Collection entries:
───
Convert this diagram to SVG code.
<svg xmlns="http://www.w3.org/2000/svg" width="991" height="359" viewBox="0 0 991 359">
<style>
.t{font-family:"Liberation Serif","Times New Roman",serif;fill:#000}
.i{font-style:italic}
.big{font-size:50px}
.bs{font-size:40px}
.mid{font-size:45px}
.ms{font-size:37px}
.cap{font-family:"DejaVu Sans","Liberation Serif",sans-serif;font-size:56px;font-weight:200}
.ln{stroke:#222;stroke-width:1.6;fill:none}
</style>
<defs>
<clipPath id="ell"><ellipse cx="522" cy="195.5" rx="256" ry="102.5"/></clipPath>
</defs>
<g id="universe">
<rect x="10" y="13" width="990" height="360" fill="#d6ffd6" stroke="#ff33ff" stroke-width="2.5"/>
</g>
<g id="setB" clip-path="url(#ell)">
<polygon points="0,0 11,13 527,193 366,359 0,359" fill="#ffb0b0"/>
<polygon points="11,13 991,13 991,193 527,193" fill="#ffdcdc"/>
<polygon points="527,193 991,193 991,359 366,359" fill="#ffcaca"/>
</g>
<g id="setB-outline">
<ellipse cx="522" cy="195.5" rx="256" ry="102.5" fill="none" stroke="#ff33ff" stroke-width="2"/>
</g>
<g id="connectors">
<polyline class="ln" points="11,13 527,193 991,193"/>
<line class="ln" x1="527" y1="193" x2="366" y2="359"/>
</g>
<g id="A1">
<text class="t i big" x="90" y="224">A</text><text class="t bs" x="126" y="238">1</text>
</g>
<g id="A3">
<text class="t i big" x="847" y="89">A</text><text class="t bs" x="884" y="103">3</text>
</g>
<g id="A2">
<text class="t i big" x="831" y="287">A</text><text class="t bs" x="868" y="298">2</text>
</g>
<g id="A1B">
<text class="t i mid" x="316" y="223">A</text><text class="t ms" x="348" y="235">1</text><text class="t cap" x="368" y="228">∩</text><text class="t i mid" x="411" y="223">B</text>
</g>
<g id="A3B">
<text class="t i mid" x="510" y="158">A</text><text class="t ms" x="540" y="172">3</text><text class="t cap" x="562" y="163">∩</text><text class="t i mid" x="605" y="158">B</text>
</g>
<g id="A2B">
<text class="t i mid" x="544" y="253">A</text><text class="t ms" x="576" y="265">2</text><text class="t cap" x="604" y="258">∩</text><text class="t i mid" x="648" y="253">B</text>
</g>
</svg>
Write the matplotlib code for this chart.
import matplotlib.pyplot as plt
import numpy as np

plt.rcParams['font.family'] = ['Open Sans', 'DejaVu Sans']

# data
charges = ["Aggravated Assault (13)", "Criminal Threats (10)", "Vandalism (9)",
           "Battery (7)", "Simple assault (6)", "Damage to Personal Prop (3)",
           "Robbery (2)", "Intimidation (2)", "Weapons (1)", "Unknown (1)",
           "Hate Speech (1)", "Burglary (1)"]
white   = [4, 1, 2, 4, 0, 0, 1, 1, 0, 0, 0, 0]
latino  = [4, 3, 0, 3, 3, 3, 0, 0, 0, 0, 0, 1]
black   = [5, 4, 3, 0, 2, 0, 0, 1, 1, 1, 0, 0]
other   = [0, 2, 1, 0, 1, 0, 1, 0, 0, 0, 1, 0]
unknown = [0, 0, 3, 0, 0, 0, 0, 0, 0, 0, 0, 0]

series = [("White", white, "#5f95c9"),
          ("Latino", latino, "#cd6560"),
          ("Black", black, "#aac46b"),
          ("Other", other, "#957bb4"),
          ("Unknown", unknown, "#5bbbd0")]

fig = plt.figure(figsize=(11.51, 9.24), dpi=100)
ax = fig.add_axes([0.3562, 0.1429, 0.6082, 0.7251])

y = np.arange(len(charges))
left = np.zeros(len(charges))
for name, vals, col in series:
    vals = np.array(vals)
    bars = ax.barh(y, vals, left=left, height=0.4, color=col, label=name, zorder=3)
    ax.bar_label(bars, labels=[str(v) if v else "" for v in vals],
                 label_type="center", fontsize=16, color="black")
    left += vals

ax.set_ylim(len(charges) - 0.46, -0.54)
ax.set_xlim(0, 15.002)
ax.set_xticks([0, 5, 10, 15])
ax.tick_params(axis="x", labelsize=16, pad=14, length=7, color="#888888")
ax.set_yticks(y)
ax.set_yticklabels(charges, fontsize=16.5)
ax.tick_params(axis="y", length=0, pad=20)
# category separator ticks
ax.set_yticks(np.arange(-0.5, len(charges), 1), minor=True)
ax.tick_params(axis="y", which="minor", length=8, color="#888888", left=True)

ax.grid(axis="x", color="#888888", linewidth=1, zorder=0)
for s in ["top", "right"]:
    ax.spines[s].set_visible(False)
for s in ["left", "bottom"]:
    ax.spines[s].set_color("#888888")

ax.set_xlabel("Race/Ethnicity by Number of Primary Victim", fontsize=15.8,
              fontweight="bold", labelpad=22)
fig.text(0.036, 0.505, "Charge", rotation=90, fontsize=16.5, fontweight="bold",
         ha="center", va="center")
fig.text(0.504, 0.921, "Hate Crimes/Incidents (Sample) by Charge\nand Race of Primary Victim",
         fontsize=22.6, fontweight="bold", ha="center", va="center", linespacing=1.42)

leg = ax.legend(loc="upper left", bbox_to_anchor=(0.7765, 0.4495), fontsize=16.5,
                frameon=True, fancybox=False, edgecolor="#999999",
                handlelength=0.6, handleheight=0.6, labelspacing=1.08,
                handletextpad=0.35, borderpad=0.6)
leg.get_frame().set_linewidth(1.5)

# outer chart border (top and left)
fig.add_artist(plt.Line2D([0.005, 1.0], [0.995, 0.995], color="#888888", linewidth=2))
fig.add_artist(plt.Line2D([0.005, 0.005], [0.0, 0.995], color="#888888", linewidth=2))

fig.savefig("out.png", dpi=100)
───
▶ [What is required]:
Each record above should be repeated exactly as it appears.

▶ [Reply]:
Convert this diagram to SVG code.
<svg xmlns="http://www.w3.org/2000/svg" width="991" height="359" viewBox="0 0 991 359">
<style>
.t{font-family:"Liberation Serif","Times New Roman",serif;fill:#000}
.i{font-style:italic}
.big{font-size:50px}
.bs{font-size:40px}
.mid{font-size:45px}
.ms{font-size:37px}
.cap{font-family:"DejaVu Sans","Liberation Serif",sans-serif;font-size:56px;font-weight:200}
.ln{stroke:#222;stroke-width:1.6;fill:none}
</style>
<defs>
<clipPath id="ell"><ellipse cx="522" cy="195.5" rx="256" ry="102.5"/></clipPath>
</defs>
<g id="universe">
<rect x="10" y="13" width="990" height="360" fill="#d6ffd6" stroke="#ff33ff" stroke-width="2.5"/>
</g>
<g id="setB" clip-path="url(#ell)">
<polygon points="0,0 11,13 527,193 366,359 0,359" fill="#ffb0b0"/>
<polygon points="11,13 991,13 991,193 527,193" fill="#ffdcdc"/>
<polygon points="527,193 991,193 991,359 366,359" fill="#ffcaca"/>
</g>
<g id="setB-outline">
<ellipse cx="522" cy="195.5" rx="256" ry="102.5" fill="none" stroke="#ff33ff" stroke-width="2"/>
</g>
<g id="connectors">
<polyline class="ln" points="11,13 527,193 991,193"/>
<line class="ln" x1="527" y1="193" x2="366" y2="359"/>
</g>
<g id="A1">
<text class="t i big" x="90" y="224">A</text><text class="t bs" x="126" y="238">1</text>
</g>
<g id="A3">
<text class="t i big" x="847" y="89">A</text><text class="t bs" x="884" y="103">3</text>
</g>
<g id="A2">
<text class="t i big" x="831" y="287">A</text><text class="t bs" x="868" y="298">2</text>
</g>
<g id="A1B">
<text class="t i mid" x="316" y="223">A</text><text class="t ms" x="348" y="235">1</text><text class="t cap" x="368" y="228">∩</text><text class="t i mid" x="411" y="223">B</text>
</g>
<g id="A3B">
<text class="t i mid" x="510" y="158">A</text><text class="t ms" x="540" y="172">3</text><text class="t cap" x="562" y="163">∩</text><text class="t i mid" x="605" y="158">B</text>
</g>
<g id="A2B">
<text class="t i mid" x="544" y="253">A</text><text class="t ms" x="576" y="265">2</text><text class="t cap" x="604" y="258">∩</text><text class="t i mid" x="648" y="253">B</text>
</g>
</svg>
Write the matplotlib code for this chart.
import matplotlib.pyplot as plt
import numpy as np

plt.rcParams['font.family'] = ['Open Sans', 'DejaVu Sans']

# data
charges = ["Aggravated Assault (13)", "Criminal Threats (10)", "Vandalism (9)",
           "Battery (7)", "Simple assault (6)", "Damage to Personal Prop (3)",
           "Robbery (2)", "Intimidation (2)", "Weapons (1)", "Unknown (1)",
           "Hate Speech (1)", "Burglary (1)"]
white   = [4, 1, 2, 4, 0, 0, 1, 1, 0, 0, 0, 0]
latino  = [4, 3, 0, 3, 3, 3, 0, 0, 0, 0, 0, 1]
black   = [5, 4, 3, 0, 2, 0, 0, 1, 1, 1, 0, 0]
other   = [0, 2, 1, 0, 1, 0, 1, 0, 0, 0, 1, 0]
unknown = [0, 0, 3, 0, 0, 0, 0, 0, 0, 0, 0, 0]

series = [("White", white, "#5f95c9"),
          ("Latino", latino, "#cd6560"),
          ("Black", black, "#aac46b"),
          ("Other", other, "#957bb4"),
          ("Unknown", unknown, "#5bbbd0")]

fig = plt.figure(figsize=(11.51, 9.24), dpi=100)
ax = fig.add_axes([0.3562, 0.1429, 0.6082, 0.7251])

y = np.arange(len(charges))
left = np.zeros(len(charges))
for name, vals, col in series:
    vals = np.array(vals)
    bars = ax.barh(y, vals, left=left, height=0.4, color=col, label=name, zorder=3)
    ax.bar_label(bars, labels=[str(v) if v else "" for v in vals],
                 label_type="center", fontsize=16, color="black")
    left += vals

ax.set_ylim(len(charges) - 0.46, -0.54)
ax.set_xlim(0, 15.002)
ax.set_xticks([0, 5, 10, 15])
ax.tick_params(axis="x", labelsize=16, pad=14, length=7, color="#888888")
ax.set_yticks(y)
ax.set_yticklabels(charges, fontsize=16.5)
ax.tick_params(axis="y", length=0, pad=20)
# category separator ticks
ax.set_yticks(np.arange(-0.5, len(charges), 1), minor=True)
ax.tick_params(axis="y", which="minor", length=8, color="#888888", left=True)

ax.grid(axis="x", color="#888888", linewidth=1, zorder=0)
for s in ["top", "right"]:
    ax.spines[s].set_visible(False)
for s in ["left", "bottom"]:
    ax.spines[s].set_color("#888888")

ax.set_xlabel("Race/Ethnicity by Number of Primary Victim", fontsize=15.8,
              fontweight="bold", labelpad=22)
fig.text(0.036, 0.505, "Charge", rotation=90, fontsize=16.5, fontweight="bold",
         ha="center", va="center")
fig.text(0.504, 0.921, "Hate Crimes/Incidents (Sample) by Charge\nand Race of Primary Victim",
         fontsize=22.6, fontweight="bold", ha="center", va="center", linespacing=1.42)

leg = ax.legend(loc="upper left", bbox_to_anchor=(0.7765, 0.4495), fontsize=16.5,
                frameon=True, fancybox=False, edgecolor="#999999",
                handlelength=0.6, handleheight=0.6, labelspacing=1.08,
                handletextpad=0.35, borderpad=0.6)
leg.get_frame().set_linewidth(1.5)

# outer chart border (top and left)
fig.add_artist(plt.Line2D([0.005, 1.0], [0.995, 0.995], color="#888888", linewidth=2))
fig.add_artist(plt.Line2D([0.005, 0.005], [0.0, 0.995], color="#888888", linewidth=2))

fig.savefig("out.png", dpi=100)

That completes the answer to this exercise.